In the army. One day we f***** off our CO & he made us polish our boots “like a mirror”. We had to march into his office 1 by 1 and hold our boots up for inspection. Except it was always the same pair, we just handed them to the next squaddie in the hall as we left his office.
No YOU are a drama queen said the fainting goat to the opossum.
Hey big accounts –
What’s it like to tweet “My cat sneezed”
and get 500 RT in the first minute ?My cat would be dead before I got 50
Try that* in a small town.
*not joining a pyramid scheme run by an ex cheerleader.
[superman saves a kid by stopping a train mid track]

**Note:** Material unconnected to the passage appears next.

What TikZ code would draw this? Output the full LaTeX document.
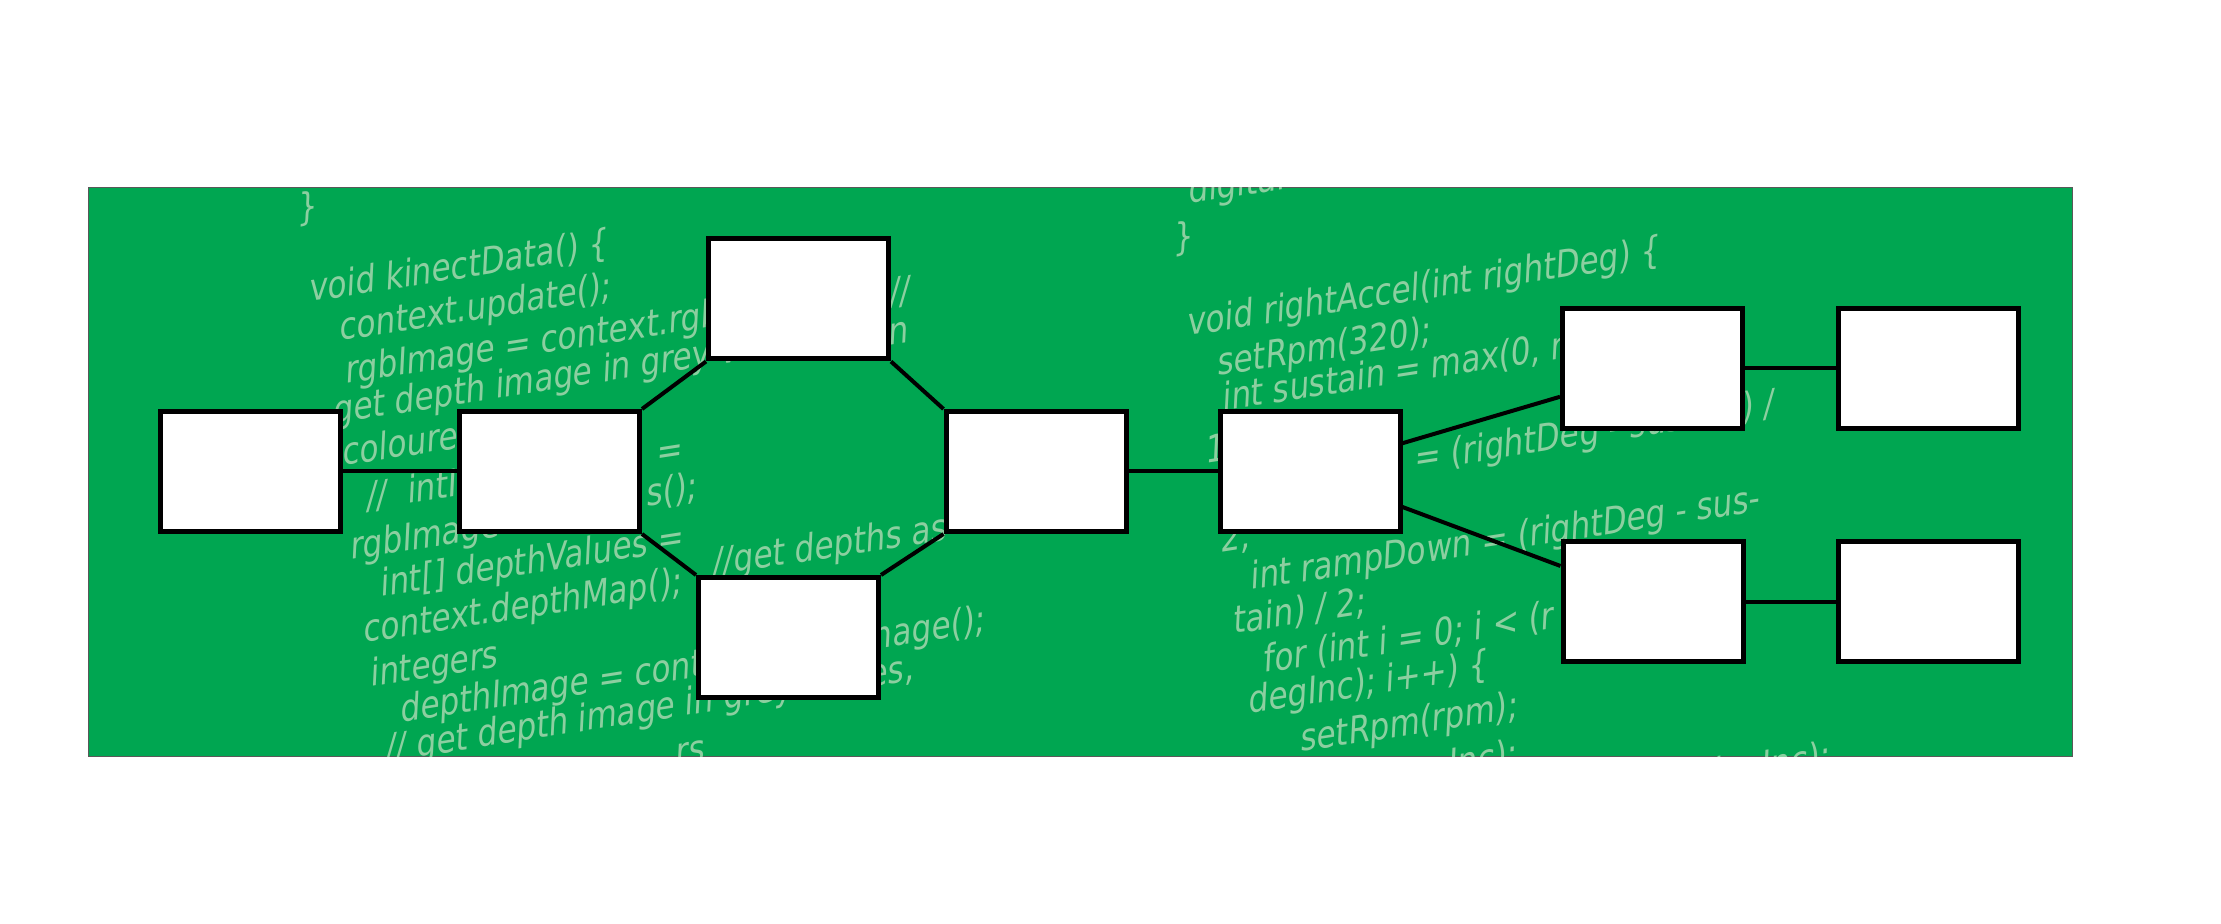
\documentclass[tikz,border=0pt]{standalone}
\usepackage{fontspec}
\newfontfamily\codefont[FakeStretch=0.82]{DejaVu Sans}
\usepackage{tikz}
\definecolor{panelgreen}{RGB}{0,166,81}
\definecolor{codegreen}{RGB}{140,207,160}
\begin{document}
\begin{tikzpicture}[x=0.5pt,y=-0.5pt,
    box/.style={draw,fill=white,line width=2.5pt,minimum width=90pt,minimum height=60pt,inner sep=0pt},
    link/.style={line width=2pt},
    code/.style={text=codegreen,font=\codefont\fontsize{19}{19}\selectfont,anchor=base west,inner sep=0pt,cm={1,0.155,0.05,1,(0,0)}}]
\useasboundingbox (0,0) rectangle (2221,924);
%					Panneau vert :
\draw[draw=gray!70!black,line width=0.5pt,fill=panelgreen] (88,188) rectangle (2072,756);
%					Code en fond :
\begin{scope}
\clip (88,188) rectangle (2072,756);
\node[code] (c1) at (297,222) {\}};
\node[code] (c2) at (309,302) {void kinectData() \{};
\node[code] (c3) at (339,341) {context.update();};
\node[code] (c4) at (345,384) {rgbImage = context.rgbImage();};
\node[code] (c5) at (889,306) {//};
\node[code] (c6) at (333,424) {get depth image in grey values};
\node[code] (c7) at (888,346) {n};
\node[code] (c8) at (342,466) {coloured};
\node[code] (c9) at (366,510) {//~~intImage};
\node[code] (c10) at (656,466) {=};
\node[code] (c11) at (350,560) {rgbImage};
\node[code] (c12) at (646,507) {s();};
\node[code] (c13) at (380,597) {int[] depthValues =};
\node[code] (c14) at (712,576) {//get depths as};
\node[code] (c15) at (363,643) {context.depthMap();};
\node[code] (c16) at (370,687) {integers};
\node[code] (c17) at (400,723) {depthImage = context.depthImage();};
\node[code] (c18) at (385,762) {// get depth image in grey values,};
\node[code] (c19) at (675,766) {rs};
\node[code] (c20) at (1188,204) {digital};
\node[code] (c21) at (1173,252) {\}};
\node[code] (c22) at (1187,336) {void rightAccel(int rightDeg) \{};
\node[code] (c23) at (1217,376) {setRpm(320);};
\node[code] (c24) at (1222,411) {int sustain = max(0, r};
\node[code] (c25) at (1205,464) {1};
\node[code] (c26) at (1392,475) {) = (rightDeg - sustain) /};
\node[code] (c27) at (1220,553) {2;};
\node[code] (c28) at (1250,590) {int rampDown = (rightDeg - sus-};
\node[code] (c29) at (1233,634) {tain) / 2;};
\node[code] (c30) at (1263,673) {for (int i = 0; i < (r};
\node[code] (c31) at (1248,714) {degInc); i++) \{};
\node[code] (c32) at (1300,752) {setRpm(rpm);};
\node[code] (c33) at (1448,777) {Inc);};
\node[code] (c34) at (1702,788) {degInc);};
\end{scope}
%					Boites :
\node[box] (src) at (250,471.5) {};
\node[box] (pre) at (549.5,471.5) {};
\node[box] (up) at (798.5,299) {};
\node[box] (down) at (788.5,637.5) {};
\node[box] (join) at (1036,471.5) {};
\node[box] (ctrl) at (1310,471.5) {};
\node[box] (rtop) at (1652.5,368.5) {};
\node[box] (rtopout) at (1928.5,368.5) {};
\node[box] (rbot) at (1653,601.5) {};
\node[box] (rbotout) at (1928.5,601.5) {};
%					Liaisons :
\draw[link] (src) -- (pre);
\draw[link] (pre.north east) -- (up.south west);
\draw[link] (up.south east) -- (join.north west);
\draw[link] (pre.south east) -- (down.north west);
\draw[link] (down.north east) -- (join.south west);
\draw[link] (join) -- (ctrl);
\draw[link] (ctrl.17) -- (rtop.197);
\draw[link] (ctrl.-21) -- (rbot.159);
\draw[link] (rtop) -- (rtopout);
\draw[link] (rbot) -- (rbotout);
\end{tikzpicture}
\end{document}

reporter: you just saved the kid by using your super strength to stop the train.
superman: yes, yes I did.
reporter: couldn’t you just have used super speed instead and moved the kid out of the way?
superman:
reporter:
My kids are so aware that I’m a bad driver that if I start the car before they have their seatbelts on, they cry.
A smartphone that waits 20 seconds after you unlock before showing you notification indicators so it doesn’t distract you from going to do the thing you opened it for in the first place for so long you forget what it was.
Emojis are so weird. It’s like “I enjoyed your comment, here is a smiling disembodied head suffering from jaundice”.
Based on all of my exes I would have to say that Cupid has a wicked sense of humor.
It was difficult as a kid raising two parents on my own.
A posh woman asked where I got my boots and I didn’t want to say TJ Maxx, so I told her I won them in a bar fight.
Wife: our daughter just said shit.
Me: oh no! what do we do?
Wife: obviously we can’t curse around the house anymore.
Me: [gasp] you think the house taught her that word?